Both the observation and the question were thoughtful and valid, illustrative of two important points.
- Not everything that technically qualifies as vegan is healthy. In fact, you can follow just about any diet plan and still not have healthy meals. You can be vegan, vegetarian, Paleo, etc. and still consume a wholly unhealthy diet devoid of whole food, plant-based options consumed raw or prepared using healthy methods.
- In an imperfect world, options present in shades of gray, not black and white. Many choices will have pros and cons. The choice will be yours to make.
Shades of Healthy Eating
When John and I embarked on this journey, we put in place one research-based absolute with one philosophical clause:
- We would pursue a whole food plant-based diet as the foundation for our vegan aspirations. This means that our choices overwhelmingly favor vegetables, fruits, whole grains, seeds, lentils and other naturally occurring foods over processed items that may qualify as vegan, but are not healthy. This also involves preparing foods, when not consumed raw, in healthy ways with attention to limiting potential pitfalls associated with the use of oils and sodium while favoring beneficial components such as fiber. Research supports whole foods and plant-based eating as key to obtaining and maintaining health. This commitment represents our research-based absolute.

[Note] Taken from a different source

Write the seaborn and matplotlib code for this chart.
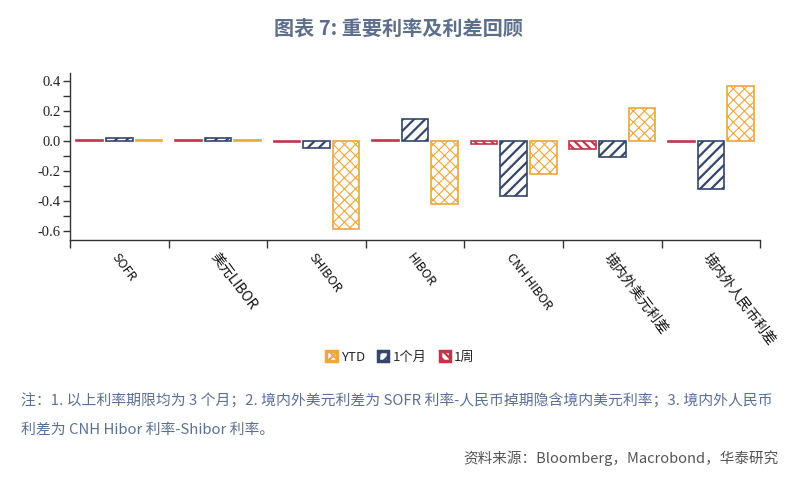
import matplotlib
matplotlib.use("Agg")
import matplotlib.pyplot as plt
from matplotlib.patches import Patch
from matplotlib.ticker import MultipleLocator, FixedLocator
import pandas as pd
import seaborn as sns

# values
categories = ["SOFR", "美元LIBOR", "SHIBOR", "HIBOR", "CNH HIBOR", "境内外美元利差", "境内外人民币利差"]
week_chg = [0.005, 0.005, -0.005, 0.003, -0.02, -0.055, -0.005]
month_chg = [0.018, 0.018, -0.05, 0.145, -0.37, -0.11, -0.32]
ytd_chg = [0.005, 0.005, -0.59, -0.42, -0.22, 0.22, 0.37]

series = ["1周", "1个月", "YTD"]
colors = {"1周": "#C0364A", "1个月": "#34466A", "YTD": "#EFA63A"}
hatches = {"1周": "\\\\\\\\", "1个月": "///", "YTD": "xxx"}

df = pd.DataFrame({
    "cat": categories * 3,
    "series": [s for s in series for _ in categories],
    "value": week_chg + month_chg + ytd_chg,
})

sns.set_style("white")
plt.rcParams["font.family"] = ["Noto Sans CJK SC", "DejaVu Sans"]
plt.rcParams["hatch.linewidth"] = 1.6

fig = plt.figure(figsize=(7.96, 4.8), dpi=100)
ax = fig.add_axes([0.088, 0.5, 0.867, 0.348])

sns.barplot(data=df, x="cat", y="value", hue="series", hue_order=series,
            order=categories, width=0.9, gap=0.1, palette=colors,
            legend=False, ax=ax)

for cont, s in zip(ax.containers, series):
    for bar in cont:
        bar.set_facecolor("white")
        bar.set_edgecolor(colors[s])
        bar.set_linewidth(1.2)
        bar.set_hatch(hatches[s])
        try:
            bar.set_hatchcolor(colors[s])
        except AttributeError:
            pass
        if s == "YTD":
            try:
                bar.set_hatch_linewidth(0.8)
            except AttributeError:
                pass

ax.set_xlim(-0.5, len(categories) - 0.5)
ax.set_ylim(-0.663, 0.455)
ax.set_xlabel("")
ax.set_ylabel("")

for side in ["top", "right"]:
    ax.spines[side].set_visible(False)
for side in ["left", "bottom"]:
    ax.spines[side].set_color("#333333")
    ax.spines[side].set_linewidth(1.0)

ax.yaxis.set_major_locator(FixedLocator([-0.6, -0.4, -0.2, 0.0, 0.2, 0.4]))
ax.yaxis.set_minor_locator(MultipleLocator(0.1))
ax.set_yticklabels(["-0.6", "-0.4", "-0.2", "0.0", "0.2", "0.4"],
                   family="Liberation Serif", fontsize=10.5, color="#222222")
ax.tick_params(axis="y", which="both", direction="out", length=5, width=1,
               color="#333333", left=True, pad=2)

ax.xaxis.set_minor_locator(FixedLocator([i - 0.5 for i in range(len(categories) + 1)]))
ax.tick_params(axis="x", which="minor", direction="out", length=6, width=1,
               color="#333333", bottom=True)
ax.tick_params(axis="x", which="major", length=0, pad=8)
ax.set_xticks(range(len(categories)))
ax.set_xticklabels(categories, rotation=-53, ha="left", va="top",
                   rotation_mode="anchor", color="#111111")
for lab in ax.get_xticklabels():
    lab.set_fontsize(9 if lab.get_text().isascii() else 10)

handles = [Patch(facecolor="white", edgecolor=colors[s], hatch=hatches[s],
                 linewidth=2.5, label=s) for s in ["YTD", "1个月", "1周"]]
fig.legend(handles=handles, loc="center", bbox_to_anchor=(0.503, 0.256),
           ncol=3, frameon=False, handlelength=0.8, handleheight=0.8,
           handletextpad=0.3, columnspacing=1.0, fontsize=9.5)

fig.text(0.5, 0.942, "图表 7: 重要利率及利差回顾", ha="center", va="center",
         fontsize=14.5, fontweight="bold", color="#5E6F8C")

note_color = "#5A6F93"
fig.text(0.026, 0.165,
         "注：1. 以上利率期限均为 3 个月；2. 境内外美元利差为 SOFR 利率-人民币掉期隐含境内美元利率；3. 境内外人民币",
         ha="left", va="center", fontsize=10.7, color=note_color)
fig.text(0.026, 0.104, "利差为 CNH Hibor 利率-Shibor 利率。",
         ha="left", va="center", fontsize=10.7, color=note_color)
fig.text(0.978, 0.046, "资料来源：Bloomberg，Macrobond，华泰研究",
         ha="right", va="center", fontsize=10.5, color="#555555")

fig.savefig("out.png", dpi=100, facecolor="white")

- From a philosophical standpoint, we would pursue this journey within the many shades of gray present in our choices and circumstances. This means that we move forward with grace and freedom versus rigidity and judgment, viewing our new commitment as a true learning journey. In a structure that provides excellent healthy choices at least 95% of the time, there shall be no chasing of halos after a rare diet soda, egg or other wayward item. The goal was never about perfection. The goal is health and enjoying the life we have been given.
If that sounds complicated, here’s the bottom line. It doesn’t matter where you find yourself in your journey towards a healthier life, even if it includes salmon disguised as a plant. What does matter is the choices you make most of the time and whether those choices support health – mentally, emotionally and physically. Strive to be closer to that goal today than you were yesterday and closer still tomorrow.
Note: The image in this post depicts a recent favorite breakfast – a medley of fresh asparagus and quinoa on a fresh bed of spinach complimented with tomatoes, onions, carrots, pumpkin seeds and a splash of Asian dressing. This delightful meal is no more difficult than many standard meat-based breakfast options but infinitely healthier. Don’t be afraid to experiment; learning is a process and can be lots of fun. Enjoy.
Did You Know?
We think of quinoa as a grain that we cook and eat much like rice. However, from a botanical standpoint, quinoa is much closer to spinach, chard, and beets, than it is to grain. What we actually consume are the plant’s seeds, although the leaves also are edible.
Quinoa is a complete protein, containing all 9 essential amino acids. This lovely seed works well as a stand-alone alternative to rice or pasta and “sprinkled” on top of other dishes and salads.